Task :: Copy all of the material exactly. Pictures are not to appear in the copy.

Plotting code records:
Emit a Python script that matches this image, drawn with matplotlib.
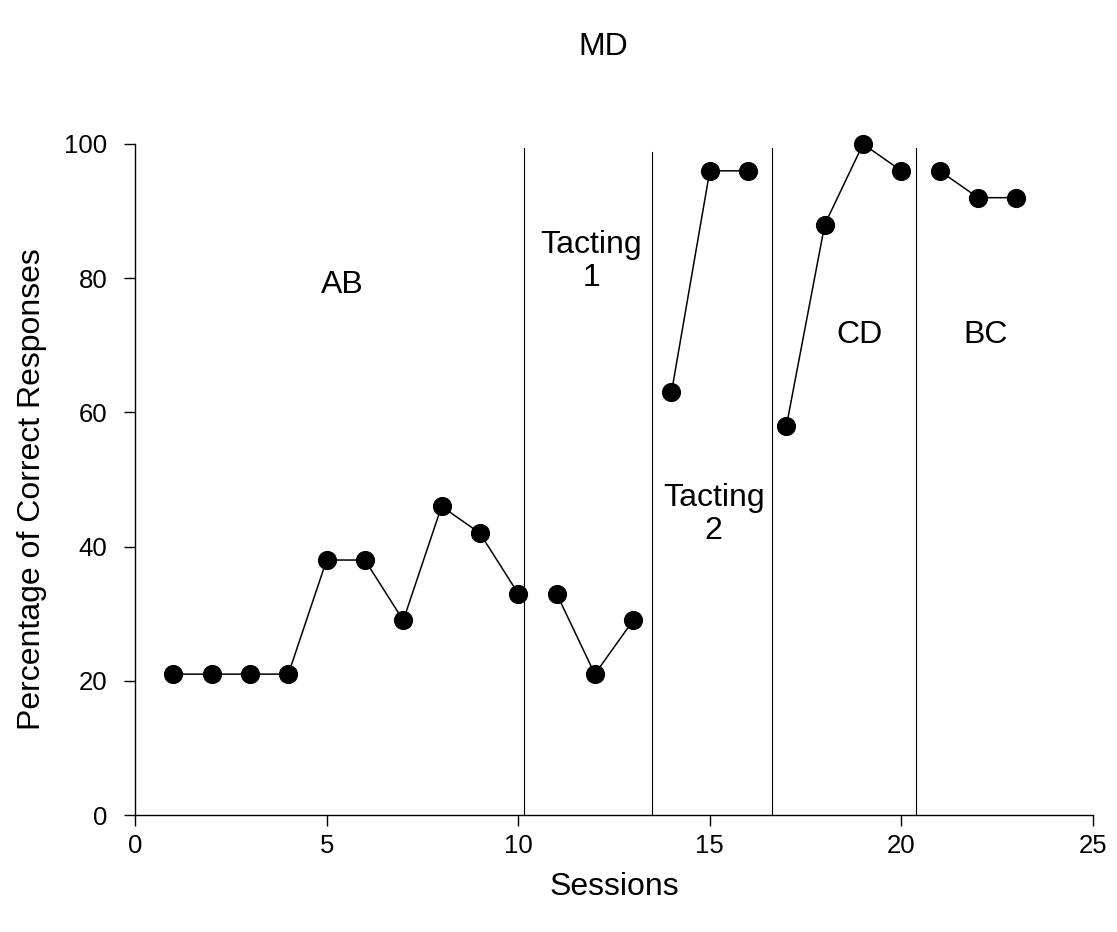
import matplotlib
matplotlib.use("Agg")
import matplotlib.pyplot as plt

plt.rcParams["font.family"] = ["Liberation Sans", "DejaVu Sans"]

# --- data: one list per phase ---------------------------------------------
phase_sessions = [
    [1, 2, 3, 4, 5, 6, 7, 8, 9, 10],
    [11, 12, 13],
    [14, 15, 16],
    [17, 18, 19, 20],
    [21, 22, 23],
]
phase_scores = [
    [21, 21, 21, 21, 38, 38, 29, 46, 42, 33],
    [33, 21, 29],
    [63, 96, 96],
    [58, 88, 100, 96],
    [96, 92, 92],
]
phase_lines = [10.15, 13.5, 16.62, 20.38]
phase_line_tops = [99.4, 98.8, 99.4, 99.4]
phase_labels = ["AB", "Tacting\n1", "Tacting\n2", "CD", "BC"]
label_pos = [(5.4, 79), (11.9, 82.5), (15.1, 44.8), (18.9, 71.5), (22.2, 71.5)]

fig = plt.figure(figsize=(11.17, 9.32), dpi=100)
ax = fig.add_axes([0.1209, 0.1255, 0.8576, 0.72])

for xs, ys in zip(phase_sessions, phase_scores):
    ax.plot(xs, ys, color="black", lw=1.1, marker="o", markersize=12.8,
            clip_on=False, zorder=3)

for x, top in zip(phase_lines, phase_line_tops):
    ax.plot([x, x], [0, top], color="black", lw=0.8, zorder=2)

for lab, (x, y) in zip(phase_labels, label_pos):
    ax.text(x, y, lab, ha="center", va="center", fontsize=23,
            linespacing=1.1)

ax.set_xlim(0, 25)
ax.set_ylim(0, 100)
ax.set_xticks([0, 5, 10, 15, 20, 25])
ax.set_yticks([0, 20, 40, 60, 80, 100])
ax.spines["top"].set_visible(False)
ax.spines["right"].set_visible(False)
for s in ("left", "bottom"):
    ax.spines[s].set_linewidth(1.0)
ax.tick_params(direction="out", length=8, width=1.0, labelsize=18.5)
ax.tick_params(axis="y", pad=12)
ax.tick_params(axis="x", pad=6)

ax.set_xlabel("Sessions", fontsize=23, labelpad=10)
ax.set_ylabel("Percentage of Correct Responses", fontsize=23)
ax.yaxis.set_label_coords(-0.092, 0.485)
fig.text(0.54, 0.95, "MD", ha="center", va="center", fontsize=23)

fig.savefig("out.png", dpi=100, facecolor="white")
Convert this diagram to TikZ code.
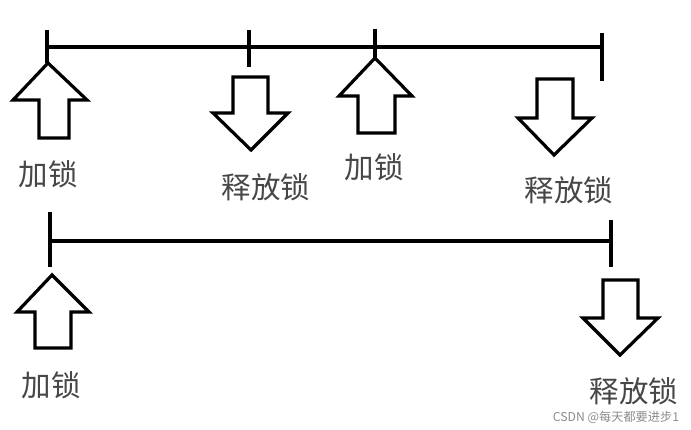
\documentclass[tikz,border=0pt]{standalone}
\usepackage{fontspec}
\newfontfamily\cjk{Noto Sans CJK SC}
\tikzset{
  axis/.style={line width=3.2pt, line cap=butt},
  bigarrow/.style={draw=black, line width=3.2pt, line join=miter, fill=white},
  lbl/.style={font=\cjk\fontsize{29.5}{33}\selectfont, text=black!72, inner sep=0pt},
  wm/.style={font=\cjk\fontsize{12.2}{14}\selectfont, text=black!45, inner sep=0pt}
}
\begin{document}
\begin{tikzpicture}[x=1pt,y=-1pt]
\useasboundingbox (0,0) rectangle (691,430);
% top timeline
\coordinate (t1) at (47,47);
\coordinate (t4) at (602,47);
\coordinate (t1a) at (47,30);  \coordinate (t1b) at (47,63);
\coordinate (t2a) at (249,30); \coordinate (t2b) at (249,67);
\coordinate (t3a) at (375,29); \coordinate (t3b) at (375,58);
\coordinate (t4a) at (602,33); \coordinate (t4b) at (602,81);
\draw[axis] (t1) -- (t4);
\draw[axis] (t1a) -- (t1b);
\draw[axis] (t2a) -- (t2b);
\draw[axis] (t3a) -- (t3b);
\draw[axis] (t4a) -- (t4b);
% bottom timeline
\coordinate (b1) at (50,241);
\coordinate (b2) at (611,241);
\coordinate (b1a) at (50,212); \coordinate (b1b) at (50,267);
\coordinate (b2a) at (611,220); \coordinate (b2b) at (611,267);
\draw[axis] (b1) -- (b2);
\draw[axis] (b1a) -- (b1b);
\draw[axis] (b2a) -- (b2b);
% arrows (up)
\draw[bigarrow] (48,63) -- (87,100) -- (69,100) -- (69,138) -- (39,138) -- (39,100) -- (13,100) -- cycle;
\draw[bigarrow] (375,58) -- (412,96) -- (395,96) -- (395,133) -- (358,133) -- (358,96) -- (339,96) -- cycle;
\draw[bigarrow] (52,275) -- (89,312) -- (71,312) -- (71,348) -- (35,348) -- (35,312) -- (17,312) -- cycle;
% arrows (down)
\draw[bigarrow] (233,77) -- (268,77) -- (268,113) -- (288,113) -- (251,150) -- (213,113) -- (233,113) -- cycle;
\draw[bigarrow] (537,79) -- (573,79) -- (573,118) -- (592,118) -- (554,155) -- (518,118) -- (537,118) -- cycle;
\draw[bigarrow] (603,280) -- (638,280) -- (638,318) -- (658,318) -- (620,355) -- (583,318) -- (603,318) -- cycle;
% labels
\node[lbl] (l1) at (48,174) {加锁};
\node[lbl] (l2) at (266,187) {释放锁};
\node[lbl] (l3) at (374,167) {加锁};
\node[lbl] (l4) at (569,190) {释放锁};
\node[lbl] (l5) at (51,385) {加锁};
\node[lbl] (l6) at (634,391) {释放锁};
\node[wm] (w) at (616,417) {CSDN @每天都要进步1};
\end{tikzpicture}
\end{document}
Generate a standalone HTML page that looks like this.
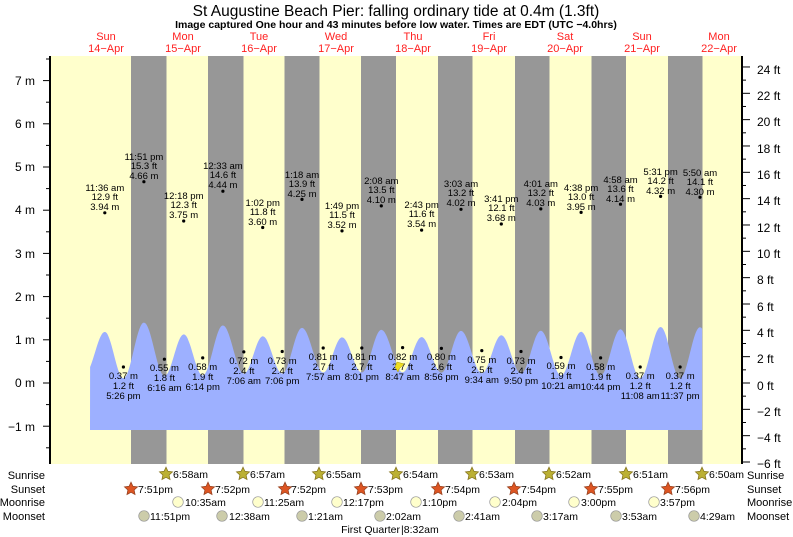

The solution ::
Emit a Python script that matches this image, drawn with matplotlib.
import matplotlib
matplotlib.use("Agg")
import matplotlib.pyplot as plt

plt.rcParams["font.family"] = ["Liberation Sans", "DejaVu Sans"]

# --- data: one list per phase ---------------------------------------------
phase_sessions = [
    [1, 2, 3, 4, 5, 6, 7, 8, 9, 10],
    [11, 12, 13],
    [14, 15, 16],
    [17, 18, 19, 20],
    [21, 22, 23],
]
phase_scores = [
    [21, 21, 21, 21, 38, 38, 29, 46, 42, 33],
    [33, 21, 29],
    [63, 96, 96],
    [58, 88, 100, 96],
    [96, 92, 92],
]
phase_lines = [10.15, 13.5, 16.62, 20.38]
phase_line_tops = [99.4, 98.8, 99.4, 99.4]
phase_labels = ["AB", "Tacting\n1", "Tacting\n2", "CD", "BC"]
label_pos = [(5.4, 79), (11.9, 82.5), (15.1, 44.8), (18.9, 71.5), (22.2, 71.5)]

fig = plt.figure(figsize=(11.17, 9.32), dpi=100)
ax = fig.add_axes([0.1209, 0.1255, 0.8576, 0.72])

for xs, ys in zip(phase_sessions, phase_scores):
    ax.plot(xs, ys, color="black", lw=1.1, marker="o", markersize=12.8,
            clip_on=False, zorder=3)

for x, top in zip(phase_lines, phase_line_tops):
    ax.plot([x, x], [0, top], color="black", lw=0.8, zorder=2)

for lab, (x, y) in zip(phase_labels, label_pos):
    ax.text(x, y, lab, ha="center", va="center", fontsize=23,
            linespacing=1.1)

ax.set_xlim(0, 25)
ax.set_ylim(0, 100)
ax.set_xticks([0, 5, 10, 15, 20, 25])
ax.set_yticks([0, 20, 40, 60, 80, 100])
ax.spines["top"].set_visible(False)
ax.spines["right"].set_visible(False)
for s in ("left", "bottom"):
    ax.spines[s].set_linewidth(1.0)
ax.tick_params(direction="out", length=8, width=1.0, labelsize=18.5)
ax.tick_params(axis="y", pad=12)
ax.tick_params(axis="x", pad=6)

ax.set_xlabel("Sessions", fontsize=23, labelpad=10)
ax.set_ylabel("Percentage of Correct Responses", fontsize=23)
ax.yaxis.set_label_coords(-0.092, 0.485)
fig.text(0.54, 0.95, "MD", ha="center", va="center", fontsize=23)

fig.savefig("out.png", dpi=100, facecolor="white")
Convert this diagram to TikZ code.
\documentclass[tikz,border=0pt]{standalone}
\usepackage{fontspec}
\newfontfamily\cjk{Noto Sans CJK SC}
\tikzset{
  axis/.style={line width=3.2pt, line cap=butt},
  bigarrow/.style={draw=black, line width=3.2pt, line join=miter, fill=white},
  lbl/.style={font=\cjk\fontsize{29.5}{33}\selectfont, text=black!72, inner sep=0pt},
  wm/.style={font=\cjk\fontsize{12.2}{14}\selectfont, text=black!45, inner sep=0pt}
}
\begin{document}
\begin{tikzpicture}[x=1pt,y=-1pt]
\useasboundingbox (0,0) rectangle (691,430);
% top timeline
\coordinate (t1) at (47,47);
\coordinate (t4) at (602,47);
\coordinate (t1a) at (47,30);  \coordinate (t1b) at (47,63);
\coordinate (t2a) at (249,30); \coordinate (t2b) at (249,67);
\coordinate (t3a) at (375,29); \coordinate (t3b) at (375,58);
\coordinate (t4a) at (602,33); \coordinate (t4b) at (602,81);
\draw[axis] (t1) -- (t4);
\draw[axis] (t1a) -- (t1b);
\draw[axis] (t2a) -- (t2b);
\draw[axis] (t3a) -- (t3b);
\draw[axis] (t4a) -- (t4b);
% bottom timeline
\coordinate (b1) at (50,241);
\coordinate (b2) at (611,241);
\coordinate (b1a) at (50,212); \coordinate (b1b) at (50,267);
\coordinate (b2a) at (611,220); \coordinate (b2b) at (611,267);
\draw[axis] (b1) -- (b2);
\draw[axis] (b1a) -- (b1b);
\draw[axis] (b2a) -- (b2b);
% arrows (up)
\draw[bigarrow] (48,63) -- (87,100) -- (69,100) -- (69,138) -- (39,138) -- (39,100) -- (13,100) -- cycle;
\draw[bigarrow] (375,58) -- (412,96) -- (395,96) -- (395,133) -- (358,133) -- (358,96) -- (339,96) -- cycle;
\draw[bigarrow] (52,275) -- (89,312) -- (71,312) -- (71,348) -- (35,348) -- (35,312) -- (17,312) -- cycle;
% arrows (down)
\draw[bigarrow] (233,77) -- (268,77) -- (268,113) -- (288,113) -- (251,150) -- (213,113) -- (233,113) -- cycle;
\draw[bigarrow] (537,79) -- (573,79) -- (573,118) -- (592,118) -- (554,155) -- (518,118) -- (537,118) -- cycle;
\draw[bigarrow] (603,280) -- (638,280) -- (638,318) -- (658,318) -- (620,355) -- (583,318) -- (603,318) -- cycle;
% labels
\node[lbl] (l1) at (48,174) {加锁};
\node[lbl] (l2) at (266,187) {释放锁};
\node[lbl] (l3) at (374,167) {加锁};
\node[lbl] (l4) at (569,190) {释放锁};
\node[lbl] (l5) at (51,385) {加锁};
\node[lbl] (l6) at (634,391) {释放锁};
\node[wm] (w) at (616,417) {CSDN @每天都要进步1};
\end{tikzpicture}
\end{document}
Generate a standalone HTML page that looks like this.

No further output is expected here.